- **DO THIS**:
Your output is the lines from the first one to the one containing "astm = [0.002, 0.012, 0.037, 0.105]", repeated exactly, with images left out.
····················
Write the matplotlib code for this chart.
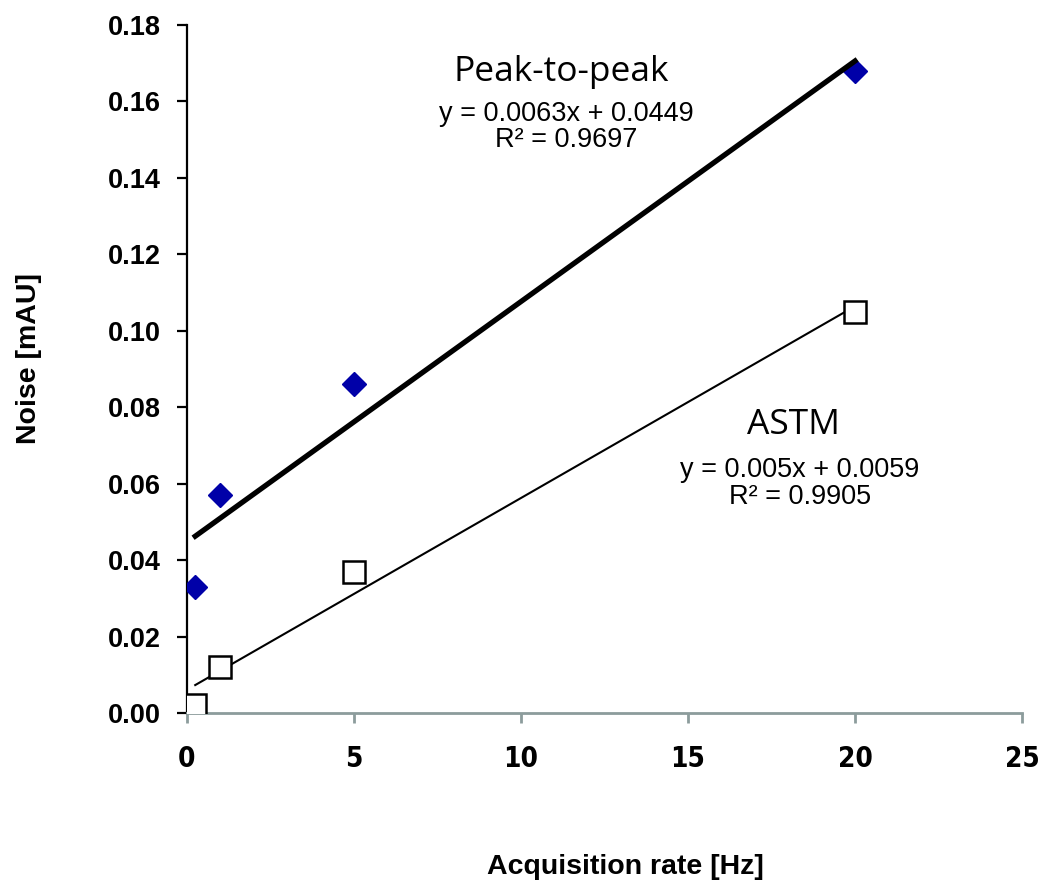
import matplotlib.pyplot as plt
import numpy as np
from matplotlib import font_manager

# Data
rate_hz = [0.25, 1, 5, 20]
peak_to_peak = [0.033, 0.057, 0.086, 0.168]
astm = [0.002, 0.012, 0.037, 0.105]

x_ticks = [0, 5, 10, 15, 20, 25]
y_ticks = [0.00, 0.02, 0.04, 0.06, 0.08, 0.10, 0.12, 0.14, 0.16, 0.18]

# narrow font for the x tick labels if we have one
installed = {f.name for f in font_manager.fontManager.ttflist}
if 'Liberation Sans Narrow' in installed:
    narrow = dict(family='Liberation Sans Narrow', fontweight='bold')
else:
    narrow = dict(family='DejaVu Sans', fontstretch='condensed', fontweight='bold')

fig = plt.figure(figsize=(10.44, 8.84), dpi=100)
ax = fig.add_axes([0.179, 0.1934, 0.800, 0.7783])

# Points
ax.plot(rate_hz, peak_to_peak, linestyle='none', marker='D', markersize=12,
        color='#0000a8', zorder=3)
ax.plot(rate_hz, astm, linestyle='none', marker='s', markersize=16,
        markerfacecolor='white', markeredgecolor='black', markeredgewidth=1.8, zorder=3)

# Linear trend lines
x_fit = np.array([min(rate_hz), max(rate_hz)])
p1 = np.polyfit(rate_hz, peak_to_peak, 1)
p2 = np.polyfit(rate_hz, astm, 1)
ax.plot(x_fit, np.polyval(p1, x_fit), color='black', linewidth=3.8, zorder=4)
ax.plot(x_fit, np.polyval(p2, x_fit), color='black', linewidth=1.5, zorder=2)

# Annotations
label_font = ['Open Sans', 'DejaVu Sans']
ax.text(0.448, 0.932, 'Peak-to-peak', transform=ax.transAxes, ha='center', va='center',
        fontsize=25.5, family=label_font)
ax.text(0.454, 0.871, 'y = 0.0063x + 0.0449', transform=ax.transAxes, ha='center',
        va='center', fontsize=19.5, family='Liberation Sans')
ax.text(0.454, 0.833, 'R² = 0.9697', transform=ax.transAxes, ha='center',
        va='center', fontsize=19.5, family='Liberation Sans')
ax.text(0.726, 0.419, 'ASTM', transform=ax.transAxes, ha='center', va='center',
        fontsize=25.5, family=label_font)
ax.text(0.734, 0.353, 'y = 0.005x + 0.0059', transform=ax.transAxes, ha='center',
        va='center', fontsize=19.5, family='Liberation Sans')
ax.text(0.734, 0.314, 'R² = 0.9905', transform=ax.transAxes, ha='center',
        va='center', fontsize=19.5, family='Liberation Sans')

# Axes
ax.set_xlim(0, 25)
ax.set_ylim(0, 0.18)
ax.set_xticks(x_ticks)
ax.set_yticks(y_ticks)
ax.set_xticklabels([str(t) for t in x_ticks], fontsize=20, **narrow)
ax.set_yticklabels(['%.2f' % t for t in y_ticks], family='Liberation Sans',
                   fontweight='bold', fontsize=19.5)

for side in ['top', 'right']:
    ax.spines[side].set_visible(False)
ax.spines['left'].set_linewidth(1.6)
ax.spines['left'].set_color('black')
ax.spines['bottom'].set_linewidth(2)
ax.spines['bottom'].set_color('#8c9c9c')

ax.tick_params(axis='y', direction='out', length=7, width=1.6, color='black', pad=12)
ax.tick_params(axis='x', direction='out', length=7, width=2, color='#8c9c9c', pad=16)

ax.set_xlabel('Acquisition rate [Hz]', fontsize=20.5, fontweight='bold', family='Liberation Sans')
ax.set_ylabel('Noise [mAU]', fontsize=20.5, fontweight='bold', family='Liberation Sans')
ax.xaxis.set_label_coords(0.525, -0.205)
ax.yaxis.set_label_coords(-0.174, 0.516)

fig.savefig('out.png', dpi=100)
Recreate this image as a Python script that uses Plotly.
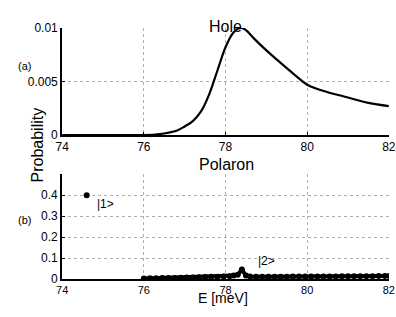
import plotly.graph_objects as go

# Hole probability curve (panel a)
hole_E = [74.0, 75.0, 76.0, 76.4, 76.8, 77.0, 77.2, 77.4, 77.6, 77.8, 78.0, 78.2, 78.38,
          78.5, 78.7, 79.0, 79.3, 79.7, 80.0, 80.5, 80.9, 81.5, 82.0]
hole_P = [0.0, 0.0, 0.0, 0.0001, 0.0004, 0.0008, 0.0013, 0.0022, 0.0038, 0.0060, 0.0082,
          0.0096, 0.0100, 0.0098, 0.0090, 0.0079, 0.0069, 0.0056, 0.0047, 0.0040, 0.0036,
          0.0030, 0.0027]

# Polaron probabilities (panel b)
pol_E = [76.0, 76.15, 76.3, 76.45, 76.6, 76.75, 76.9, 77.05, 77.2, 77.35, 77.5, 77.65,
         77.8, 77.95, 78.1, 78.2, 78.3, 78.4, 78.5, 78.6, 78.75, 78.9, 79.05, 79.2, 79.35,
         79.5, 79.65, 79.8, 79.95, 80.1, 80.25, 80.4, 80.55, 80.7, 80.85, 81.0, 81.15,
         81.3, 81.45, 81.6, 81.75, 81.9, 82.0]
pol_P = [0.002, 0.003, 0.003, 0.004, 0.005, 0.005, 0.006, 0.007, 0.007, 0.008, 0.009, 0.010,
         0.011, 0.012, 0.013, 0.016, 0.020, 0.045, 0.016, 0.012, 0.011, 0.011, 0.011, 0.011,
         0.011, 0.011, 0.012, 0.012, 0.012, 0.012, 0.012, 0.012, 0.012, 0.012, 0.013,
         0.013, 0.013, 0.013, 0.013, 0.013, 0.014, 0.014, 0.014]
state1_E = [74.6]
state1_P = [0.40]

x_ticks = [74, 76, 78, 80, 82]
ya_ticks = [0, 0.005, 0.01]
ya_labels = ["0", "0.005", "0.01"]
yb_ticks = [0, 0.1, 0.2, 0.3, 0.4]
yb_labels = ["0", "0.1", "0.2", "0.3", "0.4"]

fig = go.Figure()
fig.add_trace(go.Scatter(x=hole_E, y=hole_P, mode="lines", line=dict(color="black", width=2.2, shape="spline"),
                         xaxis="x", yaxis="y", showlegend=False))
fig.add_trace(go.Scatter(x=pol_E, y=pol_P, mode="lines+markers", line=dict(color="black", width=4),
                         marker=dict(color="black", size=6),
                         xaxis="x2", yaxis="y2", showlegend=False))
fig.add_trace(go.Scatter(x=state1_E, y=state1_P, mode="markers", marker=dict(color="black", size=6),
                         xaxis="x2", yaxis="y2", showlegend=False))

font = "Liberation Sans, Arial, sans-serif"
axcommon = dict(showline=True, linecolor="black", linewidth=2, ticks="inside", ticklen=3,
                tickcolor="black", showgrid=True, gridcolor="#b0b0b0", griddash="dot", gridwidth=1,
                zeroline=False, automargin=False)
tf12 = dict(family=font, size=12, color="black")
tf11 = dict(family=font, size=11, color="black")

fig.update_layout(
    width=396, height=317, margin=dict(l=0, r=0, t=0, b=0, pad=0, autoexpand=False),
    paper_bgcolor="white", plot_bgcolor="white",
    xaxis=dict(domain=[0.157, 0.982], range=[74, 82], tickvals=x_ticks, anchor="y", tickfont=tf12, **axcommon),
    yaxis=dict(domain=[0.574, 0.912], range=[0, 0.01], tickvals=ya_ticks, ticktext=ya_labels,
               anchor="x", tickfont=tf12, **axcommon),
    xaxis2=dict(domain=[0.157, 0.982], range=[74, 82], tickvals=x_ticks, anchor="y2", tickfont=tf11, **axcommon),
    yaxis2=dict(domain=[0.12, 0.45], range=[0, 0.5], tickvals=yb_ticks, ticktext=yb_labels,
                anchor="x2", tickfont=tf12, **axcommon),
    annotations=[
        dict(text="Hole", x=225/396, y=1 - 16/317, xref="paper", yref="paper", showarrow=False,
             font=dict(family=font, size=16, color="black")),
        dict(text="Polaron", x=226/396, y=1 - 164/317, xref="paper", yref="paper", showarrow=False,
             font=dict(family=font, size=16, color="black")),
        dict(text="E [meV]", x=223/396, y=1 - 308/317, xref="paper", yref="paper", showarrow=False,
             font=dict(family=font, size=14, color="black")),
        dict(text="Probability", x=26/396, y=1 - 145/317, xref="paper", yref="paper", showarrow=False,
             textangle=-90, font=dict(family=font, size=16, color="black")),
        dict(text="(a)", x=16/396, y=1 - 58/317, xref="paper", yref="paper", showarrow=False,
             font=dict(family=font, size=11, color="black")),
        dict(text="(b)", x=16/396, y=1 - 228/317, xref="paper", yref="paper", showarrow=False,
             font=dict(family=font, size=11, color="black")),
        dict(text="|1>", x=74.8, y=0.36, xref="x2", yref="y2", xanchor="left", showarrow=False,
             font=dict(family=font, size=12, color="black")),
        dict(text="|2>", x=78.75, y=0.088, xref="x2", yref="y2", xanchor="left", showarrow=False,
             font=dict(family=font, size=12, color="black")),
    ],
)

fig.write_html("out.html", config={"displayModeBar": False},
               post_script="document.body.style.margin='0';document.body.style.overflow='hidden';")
····················
- **SOLUTION FOR THIS EXERCISE**:
Write the matplotlib code for this chart.
import matplotlib.pyplot as plt
import numpy as np
from matplotlib import font_manager

# Data
rate_hz = [0.25, 1, 5, 20]
peak_to_peak = [0.033, 0.057, 0.086, 0.168]
astm = [0.002, 0.012, 0.037, 0.105]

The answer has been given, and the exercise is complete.